Thread safe reference counted message passing CODE!

Based on a discussion in another thread (http://rawmaterialsoftware.com/viewtopic.php?f=2&t=7645) I have consolidated an example of concurrent programming (threads) uses a thread queue (FIFO) of functors combined with a juce Thread to achieve asynchronous function calls with variable sized parameter lists. These asynchronous function call parameters may be type or object, including reference counted objects. Since the implementation is completely type safe and preserves all invariants of objects passed through the system, the usage of reference counted objects requires no additional thought or oversight on the part of the programmer beyond the usage requirements already imposed by Juce.

My approach to thread queues, which I believe is the best one for our end-user audio related purposes, is to think about things in terms of making function calls which are executed asynchronously on other threads. I prefer not to think about what type of queue it is, what the features of the queue are, or how the queue is implemented (except for when I have to actually write the queue).
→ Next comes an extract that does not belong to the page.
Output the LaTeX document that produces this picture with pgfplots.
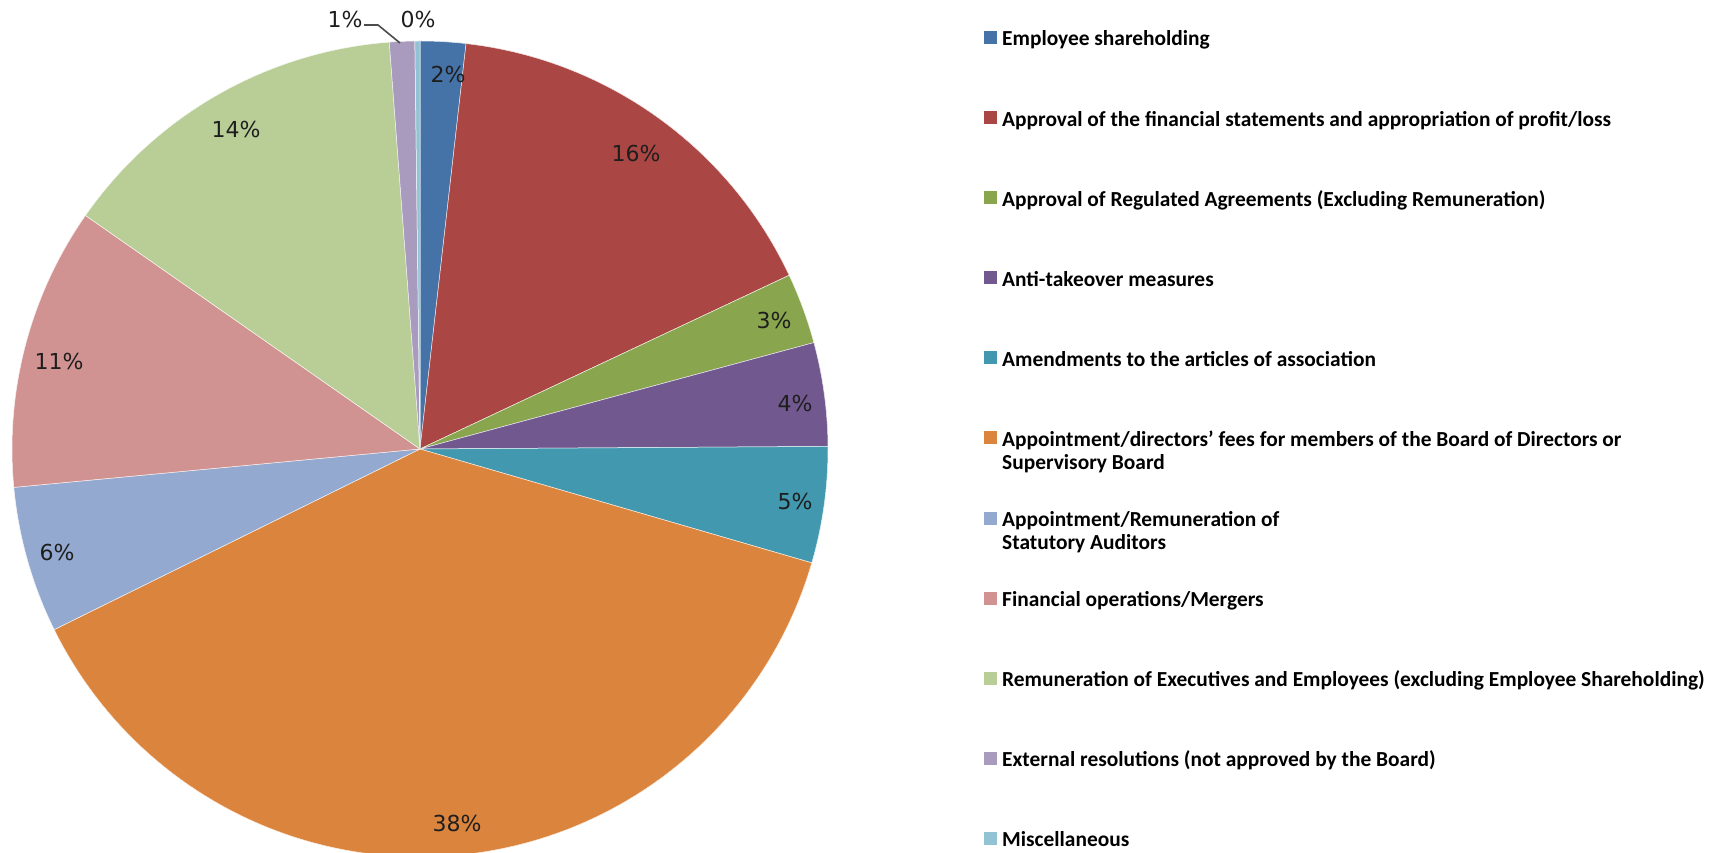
\documentclass[border=0pt]{standalone}
\usepackage{pgfplots}
\pgfplotsset{compat=1.18}
\usepackage{fontspec}
\setmainfont{Carlito}
\newfontfamily\lblfont{DejaVu Sans}

\definecolor{c1}{HTML}{4572A7}
\definecolor{c2}{HTML}{AA4643}
\definecolor{c3}{HTML}{89A54E}
\definecolor{c4}{HTML}{71588F}
\definecolor{c5}{HTML}{4198AF}
\definecolor{c6}{HTML}{DB843D}
\definecolor{c7}{HTML}{93A9CF}
\definecolor{c8}{HTML}{D19392}
\definecolor{c9}{HTML}{B9CD96}
\definecolor{c10}{HTML}{A99BBD}
\definecolor{c11}{HTML}{92C3D4}
\definecolor{lblc}{HTML}{1E1E1E}

% one wedge: colour, cumulative share at start, at end (percent, clockwise from top)
\newcommand{\slice}[3]{%
  \addplot[fill=#1, draw=white!85!#1, line width=0.5pt, domain=90-3.6*#3:90-3.6*#2, samples=100]
    ({420+408*cos(x)}, {404+408*sin(x)}) -- (axis cs:420,404) -- cycle;}

\newcommand{\legfont}{\fontsize{21.4}{24}\selectfont\bfseries}
% legend row: colour, baseline y, square bottom, square top, text
\newcommand{\entry}[5]{%
  \fill[#1] (axis cs:984,#3) rectangle (axis cs:997,#4);
  \node[anchor=base west, inner sep=0pt, font=\legfont] at (axis cs:1002,#2) {#5};}
\newcommand{\pct}[3]{%
  \node[font=\lblfont\fontsize{22}{26}\selectfont, text=lblc, inner sep=0pt] at (axis cs:#1,#2) {#3\%};}

\begin{document}
\begin{tikzpicture}
\begin{axis}[
    width=1722pt, height=853pt, scale only axis,
    hide axis,
    xmin=0, xmax=1722, ymin=0, ymax=853,
  ]
  % shares: 1.8, 16.2, 2.8, 4.1, 4.6, 38.2, 5.8, 11.2, 14.1, 1.0, 0.2
  \slice{c1}{0}{1.8}
  \slice{c2}{1.8}{18.0}
  \slice{c3}{18.0}{20.8}
  \slice{c4}{20.8}{24.9}
  \slice{c5}{24.9}{29.5}
  \slice{c6}{29.5}{67.7}
  \slice{c7}{67.7}{73.5}
  \slice{c8}{73.5}{84.7}
  \slice{c9}{84.7}{98.8}
  \slice{c10}{98.8}{99.8}
  \slice{c11}{99.8}{100}

  \pct{448}{778}{2}
  \pct{636}{699}{16}
  \pct{774}{532}{3}
  \pct{795}{449}{4}
  \pct{795}{351}{5}
  \pct{457}{30}{38}
  \pct{57}{301}{6}
  \pct{59}{491}{11}
  \pct{236}{723}{14}
  \pct{345}{833}{1}
  \pct{418}{833}{0}
  \draw[black!70, line width=1.6pt] (axis cs:364,828) -- (axis cs:378,828) -- (axis cs:400,810);

  \entry{c1}{807}{809}{822}{Employee shareholding}
  \entry{c2}{726.9}{728.9}{741.9}{Approval of the financial statements and appropriation of profit/loss}
  \entry{c3}{646.8}{648.8}{661.8}{Approval of Regulated Agreements (Excluding Remuneration)}
  \entry{c4}{566.7}{568.7}{581.7}{Anti-takeover measures}
  \entry{c5}{486.6}{488.6}{501.6}{Amendments to the articles of association}
  \entry{c6}{406.5}{408.5}{421.5}{Appointment/directors’ fees for members of the Board of Directors or}
  \node[anchor=base west, inner sep=0pt, font=\legfont] at (axis cs:1002,383.5) {Supervisory Board};
  \entry{c7}{326.4}{328.4}{341.4}{Appointment/Remuneration of}
  \node[anchor=base west, inner sep=0pt, font=\legfont] at (axis cs:1002,303.4) {Statutory Auditors};
  \entry{c8}{246.3}{248.3}{261.3}{Financial operations/Mergers}
  \entry{c9}{166.2}{168.2}{181.2}{Remuneration of Executives and Employees (excluding Employee Shareholding)}
  \entry{c10}{86.1}{88.1}{101.1}{External resolutions (not approved by the Board)}
  \entry{c11}{6}{8}{21}{Miscellaneous}
\end{axis}
\pgfresetboundingbox
\path[use as bounding box] (current axis.south west) rectangle (current axis.north east);
\end{tikzpicture}
\end{document}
At the higher level, in the design stage, I want a building block that abstracts away all of the concerns about object lifetime management, memory allocation, and all of that. The reason being, that getting concurrent apps working is HARD. Having a simple model, makes analysis and reasoning about the correctness of concurrent algorithms much easier. I will provide a simple example:

In this example, the audio i/o callback function renders a block of audio to pass it back to the Juce audio device manager so it can be played through the sound device, but it also makes a copy of the audio block and sends it to another thread which is responsible for recording the live audio output to disk (or it could be a shoutcast radio station)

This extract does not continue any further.